JD Vance vs. the Vatican: Inside Pope Francis’ fight for Catholic identity

By Christopher White, 13 February 2025
2024 Republican Vice-Presidential nominee and Ohio senator JD Vance during CPAC Texas 2022 conference in Dallas, Texas, 5 August 2022. Image: Lev Radin/Shutterstock.com

 

En route to Marseille, France, to headline a September 2023 migration conference, Pope Francis was speaking to reporters when he offered unsolicited praise for El Paso Bishop Mark Seitz and his strong support of migrants and refugees.

It wasn’t the first time he had singled out the Texas border bishop. “I do not know if he is conservative, or if he is progressive, if he is of the right or of the left, but he is a good pastor,” remarked the pope in a December 2022 interview.

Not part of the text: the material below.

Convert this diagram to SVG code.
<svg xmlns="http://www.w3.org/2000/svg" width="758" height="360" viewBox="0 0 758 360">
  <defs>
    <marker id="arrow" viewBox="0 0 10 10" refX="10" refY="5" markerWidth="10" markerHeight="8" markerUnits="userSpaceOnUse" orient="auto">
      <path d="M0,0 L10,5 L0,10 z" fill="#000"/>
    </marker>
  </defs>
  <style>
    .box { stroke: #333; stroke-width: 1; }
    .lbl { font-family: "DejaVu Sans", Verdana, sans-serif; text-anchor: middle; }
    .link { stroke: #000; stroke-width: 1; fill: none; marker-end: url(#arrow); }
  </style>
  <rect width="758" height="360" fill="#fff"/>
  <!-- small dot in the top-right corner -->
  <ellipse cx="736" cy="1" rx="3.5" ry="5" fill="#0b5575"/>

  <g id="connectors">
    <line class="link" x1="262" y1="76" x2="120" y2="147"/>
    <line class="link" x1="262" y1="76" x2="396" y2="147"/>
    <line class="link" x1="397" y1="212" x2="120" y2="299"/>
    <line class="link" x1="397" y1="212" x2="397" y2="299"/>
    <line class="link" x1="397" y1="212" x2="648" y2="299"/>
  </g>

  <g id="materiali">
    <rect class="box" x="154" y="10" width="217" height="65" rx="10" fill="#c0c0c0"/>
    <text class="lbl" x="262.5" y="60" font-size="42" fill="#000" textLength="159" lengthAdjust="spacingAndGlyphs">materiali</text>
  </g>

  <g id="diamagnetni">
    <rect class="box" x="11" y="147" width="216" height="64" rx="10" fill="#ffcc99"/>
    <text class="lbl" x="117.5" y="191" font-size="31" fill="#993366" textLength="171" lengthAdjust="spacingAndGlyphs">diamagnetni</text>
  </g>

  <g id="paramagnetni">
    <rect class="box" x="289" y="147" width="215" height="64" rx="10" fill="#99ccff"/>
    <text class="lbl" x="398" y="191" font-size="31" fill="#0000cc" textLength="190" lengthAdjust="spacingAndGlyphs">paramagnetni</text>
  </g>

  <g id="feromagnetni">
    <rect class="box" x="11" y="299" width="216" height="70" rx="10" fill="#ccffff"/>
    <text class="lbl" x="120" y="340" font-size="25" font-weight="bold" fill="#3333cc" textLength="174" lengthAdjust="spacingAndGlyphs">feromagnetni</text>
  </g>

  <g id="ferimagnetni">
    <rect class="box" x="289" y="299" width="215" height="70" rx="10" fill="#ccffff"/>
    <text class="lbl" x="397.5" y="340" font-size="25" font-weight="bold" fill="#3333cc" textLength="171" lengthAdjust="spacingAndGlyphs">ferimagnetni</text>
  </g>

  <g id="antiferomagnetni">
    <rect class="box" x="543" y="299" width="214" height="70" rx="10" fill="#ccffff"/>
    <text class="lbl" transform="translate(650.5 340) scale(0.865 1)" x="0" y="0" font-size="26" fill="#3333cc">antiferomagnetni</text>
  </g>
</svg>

Since the beginning of his papacy in 2013, there’s been a recurring accusation that Francis fails to understand the United States. While he may not regularly break bread with American neoconservatives that way the past two popes were known to do, it’s an unfair and inaccurate charge to levy against history’s first pope from the Global South.

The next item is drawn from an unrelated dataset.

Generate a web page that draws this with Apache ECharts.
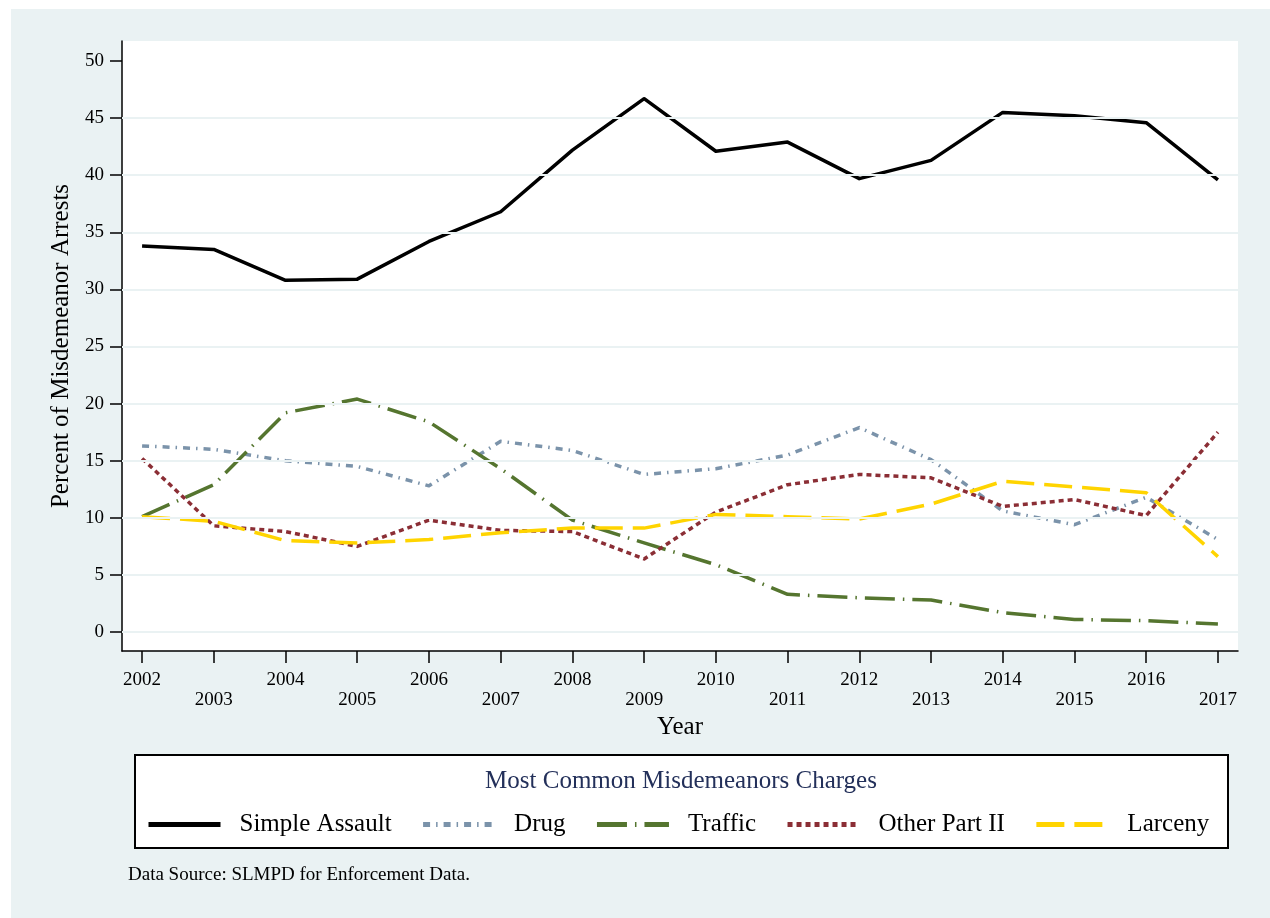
<!DOCTYPE html>
<html>
<head>
<meta charset="utf-8">
<title>Most Common Misdemeanors Charges</title>
<script src="https://cdn.jsdelivr.net/npm/echarts@6/dist/echarts.min.js"></script>
<style>
  html, body { margin: 0; padding: 0; background: #ffffff; }
  #panel { position: absolute; left: 11px; top: 9px; width: 1259px; height: 909px; background: #eaf2f3; }
  #chart { position: absolute; left: 0; top: 0; width: 1270px; height: 918px; }
</style>
</head>
<body>
<div id="panel"></div>
<div id="chart"></div>
<script>
// Share of misdemeanor arrests (%) by charge, 2002-2017
const years = [2002, 2003, 2004, 2005, 2006, 2007, 2008, 2009, 2010, 2011, 2012, 2013, 2014, 2015, 2016, 2017];
const simpleAssault = [33.8, 33.5, 30.8, 30.9, 34.2, 36.8, 42.2, 46.7, 42.1, 42.9, 39.7, 41.3, 45.5, 45.2, 44.6, 39.6];
const drug          = [16.3, 16.0, 15.0, 14.5, 12.8, 16.7, 15.9, 13.8, 14.3, 15.5, 17.9, 15.1, 10.6, 9.4, 11.8, 8.1];
const traffic       = [10.1, 12.9, 19.2, 20.4, 18.4, 14.3, 9.8, 7.8, 5.9, 3.3, 3.0, 2.8, 1.7, 1.1, 1.0, 0.7];
const otherPartII   = [15.2, 9.3, 8.8, 7.5, 9.8, 8.9, 8.8, 6.4, 10.5, 12.9, 13.8, 13.5, 11.0, 11.6, 10.2, 17.5];
const larceny       = [10.1, 9.7, 8.0, 7.8, 8.1, 8.7, 9.1, 9.1, 10.3, 10.1, 9.9, 11.2, 13.2, 12.7, 12.2, 6.6];
const yTicks = [0, 5, 10, 15, 20, 25, 30, 35, 40, 45, 50];
const gridValues = [0, 5, 10, 15, 20, 25, 30, 35, 40, 45];

const serif = '"Liberation Serif", "Times New Roman", "DejaVu Serif", serif';
const pairs = arr => years.map((y, i) => [y, arr[i]]);

const lineDefs = [
  { name: 'Simple Assault', data: simpleAssault, color: '#000000', dash: 'solid' },
  { name: 'Drug',           data: drug,          color: '#7b93aa', dash: [7, 6, 1.5, 6] },
  { name: 'Traffic',        data: traffic,       color: '#55752f', dash: [30, 8, 1.5, 8] },
  { name: 'Other Part II',  data: otherPartII,   color: '#8b2e35', dash: [5, 4] },
  { name: 'Larceny',        data: larceny,       color: '#ffd400', dash: [28, 10] }
];

const series = [
  {
    name: 'grid',
    type: 'line',
    data: [],
    silent: true,
    z: 1,
    markLine: {
      silent: true,
      symbol: 'none',
      label: { show: false },
      lineStyle: { color: '#eaf2f3', width: 2, type: 'solid' },
      emphasis: { disabled: true },
      data: gridValues.map(v => ({ yAxis: v }))
    }
  }
].concat(lineDefs.map(d => ({
  name: d.name,
  type: 'line',
  data: pairs(d.data),
  symbol: 'none',
  z: 3,
  color: d.color,
  lineStyle: { color: d.color, width: 3.5, type: d.dash, join: 'round' },
  emphasis: { disabled: true }
})));

const chart = echarts.init(document.getElementById('chart'), null, { renderer: 'canvas' });
chart.setOption({
  backgroundColor: 'transparent',
  animation: false,
  grid: {
    left: 122, top: 41, right: 32, bottom: 267,
    show: true, backgroundColor: '#ffffff', borderWidth: 0
  },
  xAxis: {
    type: 'value',
    min: 2001.72,
    max: 2017.28,
    name: 'Year',
    nameLocation: 'middle',
    nameGap: 57,
    nameTextStyle: { fontFamily: serif, fontSize: 25, color: '#000' },
    axisLine: { show: true, onZero: false, lineStyle: { color: '#000', width: 1.5 } },
    axisTick: { show: true, length: 12, customValues: years, lineStyle: { color: '#000', width: 1.5 } },
    axisLabel: {
      customValues: years,
      margin: 19,
      fontFamily: serif,
      fontSize: 19,
      color: '#000',
      lineHeight: 20,
      formatter: v => (v % 2 === 0 ? String(v) : '\n' + v)
    },
    splitLine: { show: false }
  },
  yAxis: {
    type: 'value',
    min: -1.66,
    max: 51.75,
    name: 'Percent of Misdemeanor Arrests',
    nameLocation: 'middle',
    nameGap: 47,
    nameTextStyle: { fontFamily: serif, fontSize: 25, color: '#000' },
    axisLine: { show: true, onZero: false, lineStyle: { color: '#000', width: 1.5 } },
    axisTick: { show: true, length: 12, customValues: yTicks, lineStyle: { color: '#000', width: 1.5 } },
    axisLabel: {
      customValues: yTicks,
      margin: 18,
      fontFamily: serif,
      fontSize: 19,
      color: '#000'
    },
    splitLine: { show: false }
  },
  legend: {
    data: lineDefs.map(d => d.name),
    orient: 'horizontal',
    left: 146,
    top: 812,
    itemWidth: 72,
    itemHeight: 20,
    itemGap: 29,
    padding: 0,
    selectedMode: false,
    itemStyle: { opacity: 0, borderWidth: 0 },
    lineStyle: { width: 5 },
    textStyle: { fontFamily: serif, fontSize: 25, color: '#000', padding: [0, 0, 0, 14] }
  },
  graphic: [
    {
      type: 'rect',
      z: 0,
      shape: { x: 135, y: 755, width: 1093, height: 93 },
      style: { fill: '#ffffff', stroke: '#000000', lineWidth: 2 }
    },
    {
      type: 'text',
      z: 1,
      x: 681, y: 781,
      style: {
        text: 'Most Common Misdemeanors Charges',
        fontFamily: serif, fontSize: 25, fill: '#23305a',
        align: 'center', verticalAlign: 'middle'
      }
    },
    {
      type: 'text',
      z: 1,
      x: 128, y: 875,
      style: {
        text: 'Data Source: SLMPD for Enforcement Data.',
        fontFamily: serif, fontSize: 19, fill: '#000',
        align: 'left', verticalAlign: 'middle'
      }
    }
  ],
  series: series
});
</script>
</body>
</html>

Francis’s knowledge is informed by regular conversations he has with U.S. prelates who are frequent visitors to Rome and by meetings he convenes with groups like the West/Southwest Industrial Areas Foundation who have met with the pope the last three years for free-ranging conversations on the situation of migrants and U.S. political life.

And to top it off, according to his public calendar, Francis meets every Saturday morning with Chicago-born Cardinal Robert Prevost, who advises the pope on bishops’ appointments around the world. Surely, he receives ample information from the U.S. from these figures.